### PROMPT
Everything from the line containing "Recreate this image" through the line containing "const warLabel = 'Πόλεμος Ρωσίας-Ουκρανίας';" must be written out exactly, and nothing more; leave any pictures out.

### RECORDS FOR THE EXERCISE
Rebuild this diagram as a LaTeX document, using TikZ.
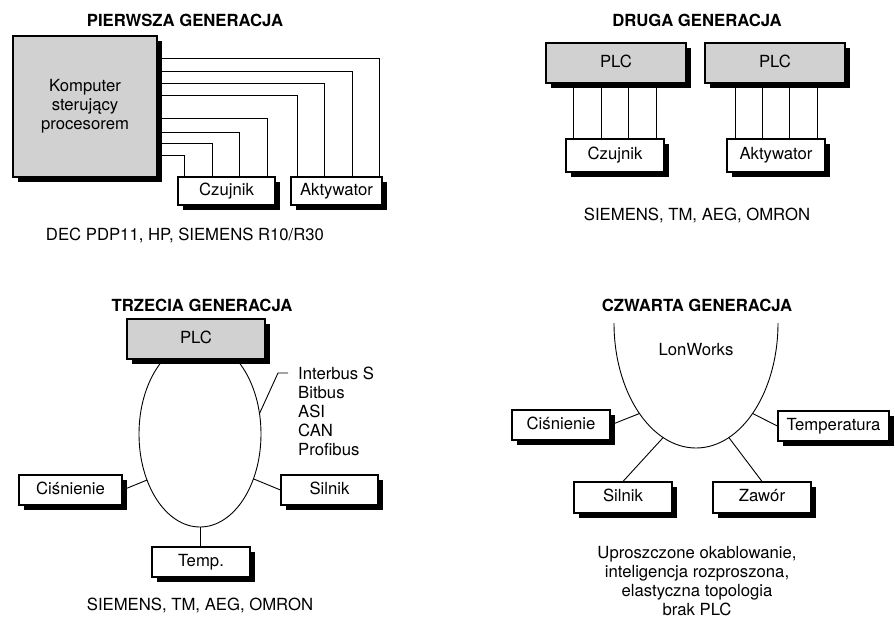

==

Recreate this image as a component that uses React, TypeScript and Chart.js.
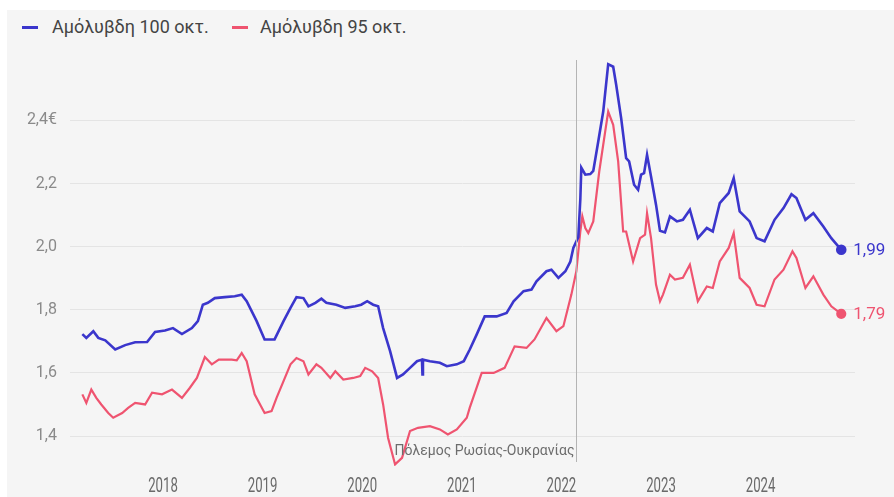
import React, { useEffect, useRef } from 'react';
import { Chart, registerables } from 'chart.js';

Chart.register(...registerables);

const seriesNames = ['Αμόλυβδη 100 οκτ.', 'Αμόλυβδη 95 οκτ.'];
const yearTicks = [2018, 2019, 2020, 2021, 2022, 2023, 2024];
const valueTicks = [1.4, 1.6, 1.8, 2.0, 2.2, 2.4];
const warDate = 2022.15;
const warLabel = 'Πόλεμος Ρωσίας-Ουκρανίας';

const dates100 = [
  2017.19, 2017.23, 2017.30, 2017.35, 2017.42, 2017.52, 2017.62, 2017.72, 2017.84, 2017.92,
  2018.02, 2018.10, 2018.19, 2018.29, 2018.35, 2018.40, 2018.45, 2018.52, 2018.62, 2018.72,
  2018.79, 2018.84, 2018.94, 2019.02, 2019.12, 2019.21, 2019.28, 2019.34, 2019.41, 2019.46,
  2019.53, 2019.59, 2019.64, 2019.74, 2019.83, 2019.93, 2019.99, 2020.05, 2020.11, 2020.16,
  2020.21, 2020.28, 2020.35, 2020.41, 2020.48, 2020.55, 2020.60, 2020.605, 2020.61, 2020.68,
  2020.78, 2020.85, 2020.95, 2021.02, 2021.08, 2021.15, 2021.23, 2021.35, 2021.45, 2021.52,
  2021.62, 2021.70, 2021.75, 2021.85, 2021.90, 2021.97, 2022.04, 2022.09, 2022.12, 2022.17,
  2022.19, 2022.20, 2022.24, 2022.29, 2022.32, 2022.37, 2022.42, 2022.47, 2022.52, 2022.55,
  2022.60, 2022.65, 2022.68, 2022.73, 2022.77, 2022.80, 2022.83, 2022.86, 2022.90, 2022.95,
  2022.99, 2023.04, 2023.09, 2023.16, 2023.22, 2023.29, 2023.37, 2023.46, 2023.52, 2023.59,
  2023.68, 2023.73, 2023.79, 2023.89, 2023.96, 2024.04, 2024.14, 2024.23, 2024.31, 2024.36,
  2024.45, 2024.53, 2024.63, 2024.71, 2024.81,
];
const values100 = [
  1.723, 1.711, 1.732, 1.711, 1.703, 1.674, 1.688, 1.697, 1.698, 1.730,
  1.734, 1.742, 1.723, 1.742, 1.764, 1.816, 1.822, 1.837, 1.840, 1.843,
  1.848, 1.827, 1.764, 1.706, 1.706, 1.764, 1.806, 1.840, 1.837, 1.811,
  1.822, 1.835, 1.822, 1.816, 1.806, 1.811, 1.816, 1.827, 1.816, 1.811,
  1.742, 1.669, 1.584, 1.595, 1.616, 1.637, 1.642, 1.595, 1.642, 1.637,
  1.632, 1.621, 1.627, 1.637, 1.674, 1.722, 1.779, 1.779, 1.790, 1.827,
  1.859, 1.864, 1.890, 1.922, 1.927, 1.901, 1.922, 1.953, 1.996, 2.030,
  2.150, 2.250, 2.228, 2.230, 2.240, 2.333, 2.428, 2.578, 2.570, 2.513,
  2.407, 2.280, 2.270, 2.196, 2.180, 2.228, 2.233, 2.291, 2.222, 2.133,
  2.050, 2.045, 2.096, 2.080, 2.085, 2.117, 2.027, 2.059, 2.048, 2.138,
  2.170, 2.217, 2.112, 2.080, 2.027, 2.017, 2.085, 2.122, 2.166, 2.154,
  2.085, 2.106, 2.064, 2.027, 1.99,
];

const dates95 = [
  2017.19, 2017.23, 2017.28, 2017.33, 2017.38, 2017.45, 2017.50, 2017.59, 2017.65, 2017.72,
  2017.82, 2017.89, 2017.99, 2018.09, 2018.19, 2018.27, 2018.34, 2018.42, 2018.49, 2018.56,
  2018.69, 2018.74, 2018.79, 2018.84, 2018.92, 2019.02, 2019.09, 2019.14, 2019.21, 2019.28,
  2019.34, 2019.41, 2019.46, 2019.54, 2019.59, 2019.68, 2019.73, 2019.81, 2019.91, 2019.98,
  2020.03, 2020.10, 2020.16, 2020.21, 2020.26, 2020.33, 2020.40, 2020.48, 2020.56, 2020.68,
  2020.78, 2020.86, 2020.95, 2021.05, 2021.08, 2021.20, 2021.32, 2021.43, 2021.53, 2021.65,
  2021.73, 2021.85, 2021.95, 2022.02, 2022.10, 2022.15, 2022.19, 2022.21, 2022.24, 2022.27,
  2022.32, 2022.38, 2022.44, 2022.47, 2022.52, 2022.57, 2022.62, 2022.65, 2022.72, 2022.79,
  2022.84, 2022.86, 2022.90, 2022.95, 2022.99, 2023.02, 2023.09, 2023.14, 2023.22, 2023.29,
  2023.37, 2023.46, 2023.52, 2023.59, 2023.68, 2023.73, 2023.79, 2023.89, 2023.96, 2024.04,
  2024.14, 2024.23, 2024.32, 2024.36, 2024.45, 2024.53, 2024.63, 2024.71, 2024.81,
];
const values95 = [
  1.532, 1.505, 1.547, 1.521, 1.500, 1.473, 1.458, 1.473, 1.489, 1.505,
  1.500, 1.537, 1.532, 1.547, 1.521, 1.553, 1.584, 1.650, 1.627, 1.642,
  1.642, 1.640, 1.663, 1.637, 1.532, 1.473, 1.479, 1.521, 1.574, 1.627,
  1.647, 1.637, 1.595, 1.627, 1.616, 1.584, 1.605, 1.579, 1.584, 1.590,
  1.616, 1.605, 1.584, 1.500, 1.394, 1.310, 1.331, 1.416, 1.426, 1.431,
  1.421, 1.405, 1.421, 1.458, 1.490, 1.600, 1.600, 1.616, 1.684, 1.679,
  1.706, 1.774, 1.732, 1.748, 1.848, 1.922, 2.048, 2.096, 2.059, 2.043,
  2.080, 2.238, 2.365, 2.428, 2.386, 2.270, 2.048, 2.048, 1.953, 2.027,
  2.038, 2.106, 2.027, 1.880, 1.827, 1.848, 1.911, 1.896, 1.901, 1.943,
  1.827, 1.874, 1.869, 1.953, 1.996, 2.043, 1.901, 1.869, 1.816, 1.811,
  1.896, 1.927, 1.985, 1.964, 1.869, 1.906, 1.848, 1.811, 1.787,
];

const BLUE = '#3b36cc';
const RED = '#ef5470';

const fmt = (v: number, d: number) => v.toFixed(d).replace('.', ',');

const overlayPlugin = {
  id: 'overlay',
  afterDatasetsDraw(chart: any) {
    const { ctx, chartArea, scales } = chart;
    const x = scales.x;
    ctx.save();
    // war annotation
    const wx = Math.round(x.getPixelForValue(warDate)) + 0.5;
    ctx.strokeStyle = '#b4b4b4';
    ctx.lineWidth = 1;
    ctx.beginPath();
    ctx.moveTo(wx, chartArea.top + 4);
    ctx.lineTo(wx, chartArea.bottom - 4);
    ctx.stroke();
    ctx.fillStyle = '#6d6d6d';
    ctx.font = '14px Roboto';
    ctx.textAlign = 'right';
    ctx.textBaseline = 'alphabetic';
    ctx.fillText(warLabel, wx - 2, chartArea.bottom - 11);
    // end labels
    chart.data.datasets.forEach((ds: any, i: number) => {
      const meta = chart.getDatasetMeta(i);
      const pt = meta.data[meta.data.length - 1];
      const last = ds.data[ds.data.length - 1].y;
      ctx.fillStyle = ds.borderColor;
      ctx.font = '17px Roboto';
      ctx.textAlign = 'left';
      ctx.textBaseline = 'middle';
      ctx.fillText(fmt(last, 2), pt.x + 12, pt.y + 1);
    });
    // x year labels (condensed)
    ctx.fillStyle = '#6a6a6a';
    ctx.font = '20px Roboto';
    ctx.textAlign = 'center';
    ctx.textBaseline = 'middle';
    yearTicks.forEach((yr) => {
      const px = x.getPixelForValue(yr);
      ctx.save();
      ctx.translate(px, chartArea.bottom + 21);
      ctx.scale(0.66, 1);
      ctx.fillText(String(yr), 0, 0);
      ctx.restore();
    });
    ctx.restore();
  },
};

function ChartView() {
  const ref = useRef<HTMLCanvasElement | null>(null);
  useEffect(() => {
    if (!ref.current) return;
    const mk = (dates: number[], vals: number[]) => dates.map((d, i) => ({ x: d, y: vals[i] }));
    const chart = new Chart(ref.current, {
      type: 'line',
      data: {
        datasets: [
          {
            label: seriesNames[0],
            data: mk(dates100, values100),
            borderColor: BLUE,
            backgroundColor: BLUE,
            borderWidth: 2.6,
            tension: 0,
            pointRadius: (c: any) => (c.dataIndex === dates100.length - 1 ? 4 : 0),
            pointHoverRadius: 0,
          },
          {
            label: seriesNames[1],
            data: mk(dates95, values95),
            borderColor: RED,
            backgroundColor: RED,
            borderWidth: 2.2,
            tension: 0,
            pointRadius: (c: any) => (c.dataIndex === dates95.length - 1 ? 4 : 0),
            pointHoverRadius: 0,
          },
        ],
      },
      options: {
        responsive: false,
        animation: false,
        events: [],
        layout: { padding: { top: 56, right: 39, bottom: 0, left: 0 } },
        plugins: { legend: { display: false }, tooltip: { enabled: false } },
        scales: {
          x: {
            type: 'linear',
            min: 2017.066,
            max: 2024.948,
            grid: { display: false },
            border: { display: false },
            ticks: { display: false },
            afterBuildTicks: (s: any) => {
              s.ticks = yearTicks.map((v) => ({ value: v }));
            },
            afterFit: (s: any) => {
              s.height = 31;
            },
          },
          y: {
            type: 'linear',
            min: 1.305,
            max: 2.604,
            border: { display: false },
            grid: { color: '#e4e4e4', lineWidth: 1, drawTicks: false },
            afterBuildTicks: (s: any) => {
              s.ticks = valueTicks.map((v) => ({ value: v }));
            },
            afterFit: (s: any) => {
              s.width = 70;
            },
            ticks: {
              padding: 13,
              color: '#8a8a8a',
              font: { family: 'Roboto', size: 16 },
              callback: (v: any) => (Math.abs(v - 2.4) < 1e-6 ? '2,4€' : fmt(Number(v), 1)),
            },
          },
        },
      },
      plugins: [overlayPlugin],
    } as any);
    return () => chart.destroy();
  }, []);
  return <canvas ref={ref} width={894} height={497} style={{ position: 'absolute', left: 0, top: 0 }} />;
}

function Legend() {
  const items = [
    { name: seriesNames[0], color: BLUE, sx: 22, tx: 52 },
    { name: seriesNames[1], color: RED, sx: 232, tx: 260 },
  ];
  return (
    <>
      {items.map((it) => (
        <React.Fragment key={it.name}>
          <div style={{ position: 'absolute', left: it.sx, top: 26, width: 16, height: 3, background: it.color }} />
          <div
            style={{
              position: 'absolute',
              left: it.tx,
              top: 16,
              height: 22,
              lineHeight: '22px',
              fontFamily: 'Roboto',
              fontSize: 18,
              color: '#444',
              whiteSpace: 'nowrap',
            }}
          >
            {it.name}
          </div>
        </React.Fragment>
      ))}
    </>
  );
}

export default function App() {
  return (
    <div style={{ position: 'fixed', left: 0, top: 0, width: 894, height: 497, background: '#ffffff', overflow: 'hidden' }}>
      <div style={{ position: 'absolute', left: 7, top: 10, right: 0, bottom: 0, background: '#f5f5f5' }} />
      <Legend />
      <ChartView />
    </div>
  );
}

### RESULT FOR THIS TASK
Recreate this image as a component that uses React, TypeScript and Chart.js.
import React, { useEffect, useRef } from 'react';
import { Chart, registerables } from 'chart.js';

Chart.register(...registerables);

const seriesNames = ['Αμόλυβδη 100 οκτ.', 'Αμόλυβδη 95 οκτ.'];
const yearTicks = [2018, 2019, 2020, 2021, 2022, 2023, 2024];
const valueTicks = [1.4, 1.6, 1.8, 2.0, 2.2, 2.4];
const warDate = 2022.15;
const warLabel = 'Πόλεμος Ρωσίας-Ουκρανίας';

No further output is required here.